The verb seems to be used everywhere. Once the word was known primarily for its noun status. You showed disrespect to the elderly, the flag, the humanity of another, a creed. Now, seemingly, it has become overused in its transitive verbal form. People disrespect each other at all levels. Street gang members are maimed or worse for disrespecting those of another. Boyfriends fight like enraged bullocks if they imagine disrespect towards their females. Spokespersons bleat endlessly in the media about disrespect towards their so-called communities (see previous blog!). Football managers grunt that their competitors disrespect them by putting out weaker teams against them.
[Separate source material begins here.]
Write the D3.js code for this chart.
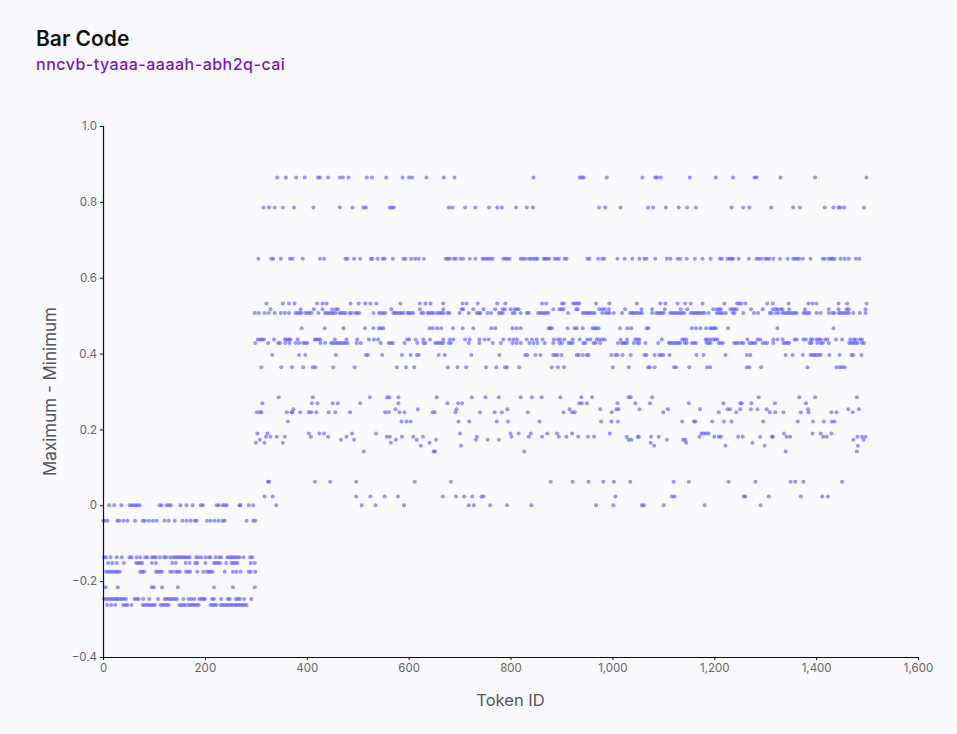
<!DOCTYPE html>
<html>
<head>
<meta charset="utf-8">
<script src="https://cdn.jsdelivr.net/npm/d3@7/dist/d3.min.js"></script>
<style>
  html, body { margin: 0; padding: 0; background: #f9f9fe; }
  svg { display: block; font-family: Inter, "Noto Sans", sans-serif; }
</style>
</head>
<body>
<svg id="chart" width="957" height="734"></svg>
<script>
// ---- DATA (token IDs per observed Maximum - Minimum level) ----
const xTicks = [0, 200, 400, 600, 800, 1000, 1200, 1400, 1600];
const yTicks = [-0.4, -0.2, 0, 0.2, 0.4, 0.6, 0.8, 1.0];

// left block (tokens 1-300)
const lv_0 = [12,22,36,52,56,60,64,68,72,111,115,125,129,133,152,164,176,192,196,223,227,235,239,243,268,270,286,295,340,
  508,535,591,718,728,760,793,841,968,1002,1058,1062,1101,1181,1291];
const lv_m041 = [1,3,9,28,32,40,48,63,78,82,90,98,105,121,129,141,156,164,172,180,184,204,211,219,227,235,239,282,295,299];
const lv_m137 = [2,6,15,27,37,52,56,66,73,83,87,96,100,104,112,120,124,132,138,142,146,150,154,158,162,166,170,183,187,193,201,208,211,221,228,232,244,248,252,256,260,264,268,276,289,293];
const lv_m152 = [10,18,27,41,65,69,73,77,96,104,136,143,162,170,181,185,201,218,222,226,230,242,252,256,260,264,290,298];
const lv_m175 = [6,10,14,18,22,26,29,33,73,77,81,104,108,112,116,132,136,143,147,151,163,167,171,185,197,204,208,211,215,239,255,262,270,286,290,299];
const lv_m216 = [5,29,96,100,116,147,218,255,298];
const lv_m247 = [2,6,10,14,18,22,26,29,33,37,41,45,62,66,70,79,91,108,121,125,129,133,137,141,145,158,168,173,179,189,193,197,200,214,218,232,245,249,261,265,269,277,291];
const lv_m263 = [8,16,24,40,44,48,56,78,82,86,90,94,98,102,113,117,121,125,129,150,154,158,162,168,172,176,180,184,188,211,215,219,223,231,235,239,243,247,251,255,259,262,266,270,274,278,282];

// right block (tokens 300-1500)
const lv_864 = [342,359,379,396,422,426,442,465,471,482,518,528,556,588,601,607,635,669,690,845,936,940,944,989,1059,1084,1088,1095,1152,1203,1237,1279,1283,1330,1398,1499];
const lv_785 = [315,326,337,353,375,413,465,490,511,516,563,567,571,679,686,711,731,758,774,783,811,832,844,974,986,1016,1070,1080,1105,1130,1147,1164,1234,1257,1269,1312,1355,1368,1417,1434,1444,1448,1455,1494];
const lv_650 = [305,330,334,349,367,372,392,426,434,476,480,493,505,526,529,539,549,553,569,590,594,605,613,620,630,673,677,681,689,693,702,707,720,731,745,749,753,757,761,765,786,790,794,798,820,824,829,836,840,845,849,853,865,868,872,876,
  887,891,895,906,910,951,955,972,980,984,1010,1024,1039,1053,1063,1067,1084,1107,1114,1128,1133,1146,1162,1177,1193,1211,1215,1226,1230,1234,1237,1248,1268,1283,1287,1292,1300,1304,1308,1316,1329,1344,1355,1359,1363,1367,1374,1389,1413,1417,1425,1429,1432,1436,1448,1456,1464,1478,1485];
const lv_532 = [321,353,365,376,420,431,439,486,502,515,525,537,584,622,633,643,668,706,714,736,774,790,862,870,
  901,905,923,927,931,935,968,994,1048,1094,1104,1128,1143,1154,1177,1220,1245,1249,1253,1261,1304,1315,1346,1385,1393,1401,1444,1461,1499];
const lv_517 = [329,388,414,431,450,457,461,566,622,668,704,707,727,747,770,785,789,800,808,812,816,
  884,896,900,904,929,932,974,980,985,993,1025,1057,1078,1103,1134,1147,1198,1205,1209,1213,1232,1236,1240,1244,1272,1295,1315,1320,1324,1330,1334,1347,1378,1425,1444,1460,1464,1497];
const lv_507 = [298,306,317,325,337,349,357,365,378,382,386,389,397,401,405,409,423,436,440,444,448,452,456,464,468,472,476,484,488,495,499,503,531,542,546,550,554,570,574,578,582,586,590,598,601,605,609,625,629,637,641,645,649,656,660,664,668,676,680,700,718,734,738,741,755,762,777,781,785,804,808,820,832,836,854,858,862,866,870,874,
  913,942,946,950,953,957,961,965,980,987,991,995,1003,1019,1035,1039,1042,1046,1050,1054,1058,1078,1086,1090,1094,1097,1101,1113,1117,1121,1125,1129,1133,1137,1141,1154,1158,1162,1166,1169,1173,1177,1181,1189,1205,1209,1213,1217,1223,1236,1240,1257,1278,1286,1309,1313,1321,1326,1334,1338,1342,1346,1350,1354,1358,1362,1375,1379,1383,1387,1401,1409,1425,1432,1436,1444,1448,1452,1456,1460,1464,1473,1486,1497];
const lv_467 = [390,435,472,514,531,542,546,550,641,647,656,664,687,706,727,762,770,804,812,820,875,
  878,881,912,926,930,942,961,965,969,973,1015,1029,1037,1067,1071,1156,1164,1173,1184,1192,1196,1200,1203,1227,1324,1434];
const lv_437 = [304,308,312,316,336,357,361,365,368,382,416,419,423,427,455,478,499,522,532,540,597,601,614,629,642,668,681,688,711,720,739,749,757,786,798,806,813,832,842,851,863,
  885,893,898,906,922,936,951,957,969,974,980,985,1016,1029,1045,1049,1053,1097,1137,1141,1145,1183,1186,1192,1198,1202,1206,1265,1285,1290,1316,1324,1334,1358,1362,1375,1380,1389,1393,1401,1405,1409,1418,1422,1439,1451,1467,1474,1478,1486,1490];
const lv_428 = [299,324,344,348,358,366,378,385,393,397,401,427,436,448,452,456,460,464,468,472,476,480,498,506,545,561,565,569,592,617,629,633,652,656,660,664,668,679,683,718,739,765,781,804,812,820,837,845,853,867,
  884,896,901,914,918,922,943,947,963,967,976,1011,1018,1022,1025,1029,1042,1049,1053,1065,1090,1111,1114,1118,1122,1126,1130,1133,1142,1146,1156,1160,1164,1185,1189,1193,1209,1213,1217,1239,1243,1247,1253,1257,1269,1273,1277,1281,1295,1300,1304,1316,1336,1340,1344,1347,1387,1391,1402,1409,1413,1425,1465,1469,1473,1477,1481,1490,1494];
const lv_396 = [332,385,397,457,516,520,548,587,604,616,620,659,671,723,778,829,833,849,859,
  884,888,892,900,930,934,942,950,953,998,1006,1010,1020,1036,1063,1067,1083,1092,1096,1100,1112,1165,1179,1222,1264,1271,1340,1354,1374,1389,1393,1397,1401,1405,1409,1426,1446,1469,1473,1489];
const lv_364 = [311,350,371,393,412,417,452,494,577,595,611,677,696,713,752,772,789,793,817,
  881,893,905,1001,1032,1070,1074,1083,1121,1125,1151,1186,1192,1264,1269,1292,1383,1440,1446,1451,1456];
const lv_285 = [345,412,524,558,562,580,655,724,751,777,820,842,861,898,939,960,1032,1036,1078,1287,1367,1398,1480];
const lv_269 = [313,410,421,451,461,505,580,676,697,705,935,940,950,1010,1045,1074,1150,1218,1251,1254,1273,1319,1380];
const lv_253 = [374,574,618,694,794,916,976,1008,1012,1053,1109,1172,1226,1231,1251,1272,1285,1303,1384,1463,1484];
const lv_245 = [302,308,311,361,370,372,387,404,409,419,443,456,485,554,561,582,592,647,651,692,740,769,783,834,
  904,921,926,999,1100,1209,1243,1309,1320,1336,1370,1385,1430,1440,1472];
const lv_221 = [363,586,596,604,698,719,773,795,857,978,998,1011,1137,1160,1163,1196,1219,1234,1296,1364,1394,1415,1431,1436];
const lv_189 = [303,323,404,425,434,489,536,701,800,816,840,872,891,921,995,1175,1179,1184,1189,1337,1393,1409,1430];
const lv_181 = [320,329,341,357,408,442,478,557,563,587,609,628,734,802,836,862,
  895,910,933,952,964,1028,1050,1052,1076,1091,1171,1200,1209,1213,1247,1256,1290,1313,1315,1342,1349,1414,1421,1481,1490,1497];
const lv_173 = [308,467,493,575,616,654,732,755,777,1032,1037,1107,1139,1143,1473,1493];
const lv_165 = [300,317,353,565,641,1075,1145,1275];
const lv_157 = [624,703,1082,1222,1299,1482];
const lv_142 = [512,649,652,827,1340,1480];
const lv_062 = [324,326,416,446,497,612,683,879,922,953,982,1003,1035,1120,1150,1228,1281,1350,1359,1375,1451];
const lv_023 = [317,333,497,525,553,579,667,693,709,725,743,747,1006,1117,1122,1258,1261,1307,1370,1412,1423];

const levelValues = [0, -0.041, -0.137, -0.152, -0.175, -0.216, -0.247, -0.263,
  0.864, 0.785, 0.650, 0.532, 0.517, 0.507, 0.467, 0.437, 0.428, 0.396, 0.364,
  0.285, 0.269, 0.253, 0.245, 0.221, 0.189, 0.181, 0.173, 0.165, 0.157, 0.142, 0.062, 0.023];
const levelTokens = [lv_0, lv_m041, lv_m137, lv_m152, lv_m175, lv_m216, lv_m247, lv_m263,
  lv_864, lv_785, lv_650, lv_532, lv_517, lv_507, lv_467, lv_437, lv_428, lv_396, lv_364,
  lv_285, lv_269, lv_253, lv_245, lv_221, lv_189, lv_181, lv_173, lv_165, lv_157, lv_142, lv_062, lv_023];

const points = [];
levelValues.forEach((v, i) => levelTokens[i].forEach(t => points.push({ token: t, value: v })));

// ---- CHART ----
const svg = d3.select("#chart");
const margin = { left: 103, right: 39, top: 126, bottom: 77 };
const W = 957, H = 734;

const x = d3.scaleLinear().domain([0, 1600]).range([margin.left, W - margin.right]);
const y = d3.scaleLinear().domain([-0.4, 1.0]).range([H - margin.bottom, margin.top]);

svg.append("text").attr("x", 36).attr("y", 46)
  .attr("font-size", 21).attr("font-weight", 600).attr("fill", "#141414")
  .text("Bar Code");
svg.append("text").attr("x", 36).attr("y", 70)
  .attr("font-size", 16).attr("font-weight", 500).attr("fill", "#7a18b5")
  .attr("letter-spacing", "0.5")
  .text("nncvb-tyaaa-aaaah-abh2q-cai");

// points
svg.append("g").selectAll("circle").data(points).join("circle")
  .attr("cx", d => x(d.token)).attr("cy", d => y(d.value)).attr("r", 2)
  .attr("fill", "#5555ff").attr("fill-opacity", 0.6);

const fmtY = d => d === 0 ? "0" : d3.format(".1f")(d);
const yAxis = svg.append("g").attr("transform", `translate(${margin.left},0)`)
  .call(d3.axisLeft(y).tickValues(yTicks).tickSize(3).tickPadding(3).tickFormat(fmtY));
const xAxis = svg.append("g").attr("transform", `translate(0,${H - margin.bottom})`)
  .call(d3.axisBottom(x).tickValues(xTicks).tickSize(3).tickPadding(4).tickFormat(d3.format(",")));
[xAxis, yAxis].forEach(g => {
  g.select(".domain").attr("stroke", "#111").attr("stroke-width", 1.2);
  g.selectAll(".tick line").attr("stroke", "#111");
  g.selectAll(".tick text").attr("fill", "#666").attr("font-size", 11.5)
    .attr("font-family", "Inter, 'Noto Sans', sans-serif");
});

svg.append("text").attr("x", x(800)).attr("y", 706).attr("text-anchor", "middle")
  .attr("font-size", 16.5).attr("fill", "#555").text("Token ID");
svg.append("text").attr("transform", `translate(56,${(margin.top + H - margin.bottom) / 2}) rotate(-90)`)
  .attr("text-anchor", "middle").attr("font-size", 17).attr("fill", "#555").text("Maximum - Minimum");
</script>
</body>
</html>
The workplace is riddled with complaints of disrespect whenever performance is challenged (see another previous blog!).

Some of these scenarios may have more than a kernel of validity to them but it’s the use of the word I find disrupting my sense of fairness.

Where it impacts most perfidiously is when someone or some group objects to criticism. Rather than accept that criticism is part of life’s healthy debate and should be rebutted by the use of evidence, now we hear people complaining that they are being disrespected, as though they are unfailingly virtuous. The verb ‘to disrespect’ has crept in on the clunkingly cruder end of political correctness. It is used to forestall debate by implying that its victim inhabits a natural moral high ground which protects him or her from any challenge.

It is too often an active agent of censure, a straightjacket on the freedom of speech.

It is in that sense I disrespect it.